Students unveil fanciful designs for classrooms of the future

For only $55, students of the future will be able to buy the Notebook 5X, which includes a fingerprint-activated lock, an optional keyboard, and wings for when students’ backpacks just can’t fit another thing.

The fanciful design was unveiled today by Rory Corcoran, a fifth-grader at Queens’ P.S. 144, during a presentation about “The 2050 Classroom” at the New School’s weeklong MobilityShifts conference on learning in the digital age.

Corcoran and her classmates have been imagining the educational tools that their children and grandchildren might use in school, and the presentation today marked the culmination of their work. Seeing the other designs in action, Corcoran said, “Wow, I think my brain can’t stand all this awesomeness.”

P.S. 144 was one of two schools to work this fall with The 2050 Group, a team of arts experts who are developing new ways to integrate the arts into public schools. The 2050 Group tapped two designers – Hsing Wei, of Pixelated Learning, and Katie Koch, of Project: Interaction/pixelkated – to work with students at P.S. 144 and New Design High School.

“Aside from just re-imagining the classroom and thinking about how technology integrates into their futures, they’re thinking about their own power as designers,” Wei said. “How many of them in the future will end up being a different kind of Steve Jobs?”

The fifth graders Wei and Koch worked with redesigned three classroom staples: the notebook, the desk and the blackboard. Aside from the Notebook 5X, students also presented the Superdesk, which heeds voice commands, folds up to the size of a textbook, and is compartmentalized so supplies don’t fall out. But if something does drop to the floor, the Superdesk’s bionic arms can pick it up.

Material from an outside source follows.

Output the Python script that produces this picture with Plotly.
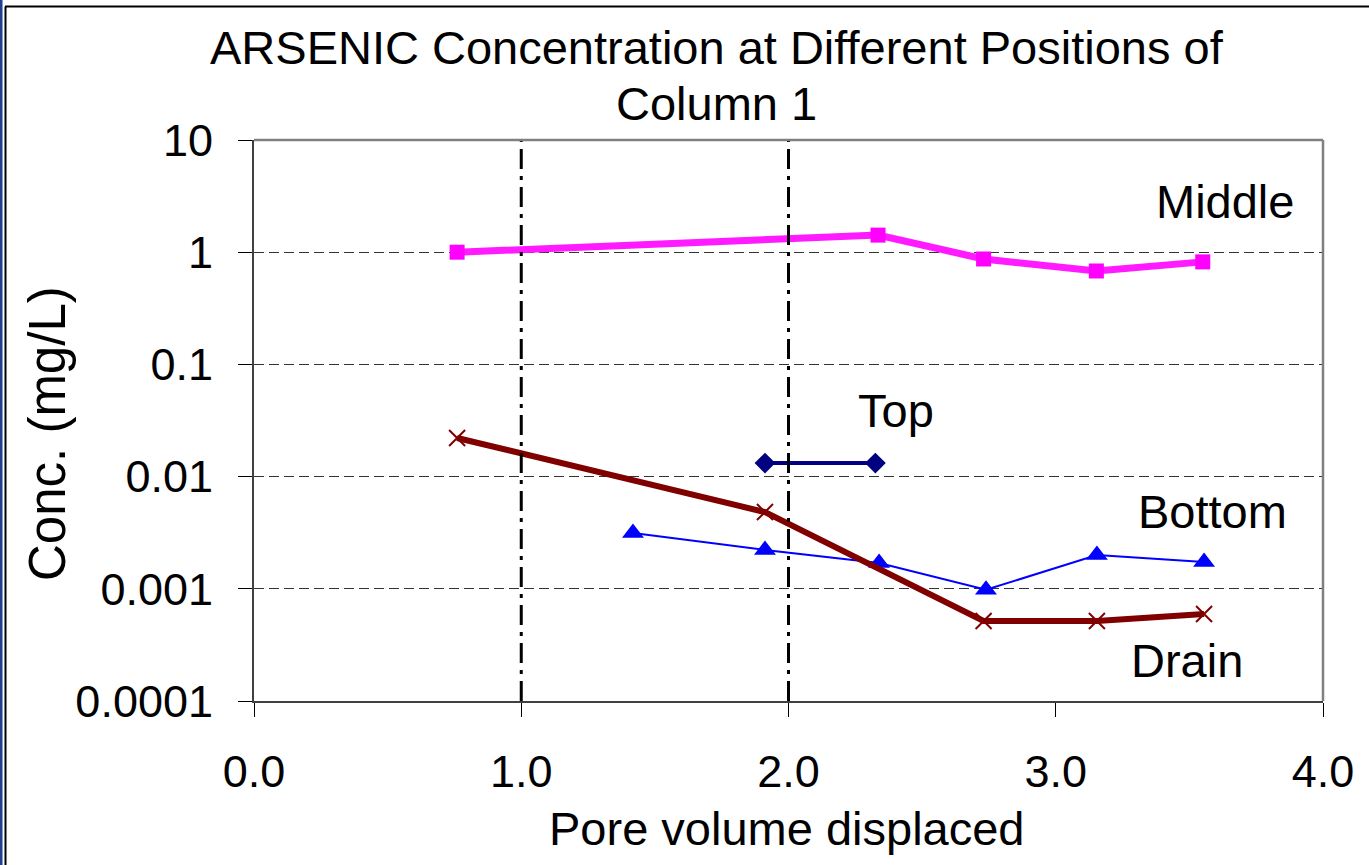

The blackboard of 2050 will communicate directly with students’ own mini-boards, according to the students’ design. Teachers will be able to press a button to translate notes for students who are new to the country, and students will be able to post questions directly to the main board without interrupting the flow of the lesson. The group even redesigned the scent of Expo markers from smelling like “stink bombs” to smelling like “fruit extravaganzas.”

New Design seniors took on the more abstract challenges of re-imagining lectures, homework, and testing — most of which will incorporate some notion of virtual reality, they said.

Conference attendees asked the students whether the designs be put into action sooner than 2050 — perhaps today?

Probably not, the students agreed.

“I don’t think it would be possible to make all of our amazing ideas so soon,” said Bria London, a fifth-grader.

Dev Gandhi, London’s classmate, had a more pragmatic doubt.

“I don’t think it could be made because of the economy right now,” he said. “It would cost a lot of money.”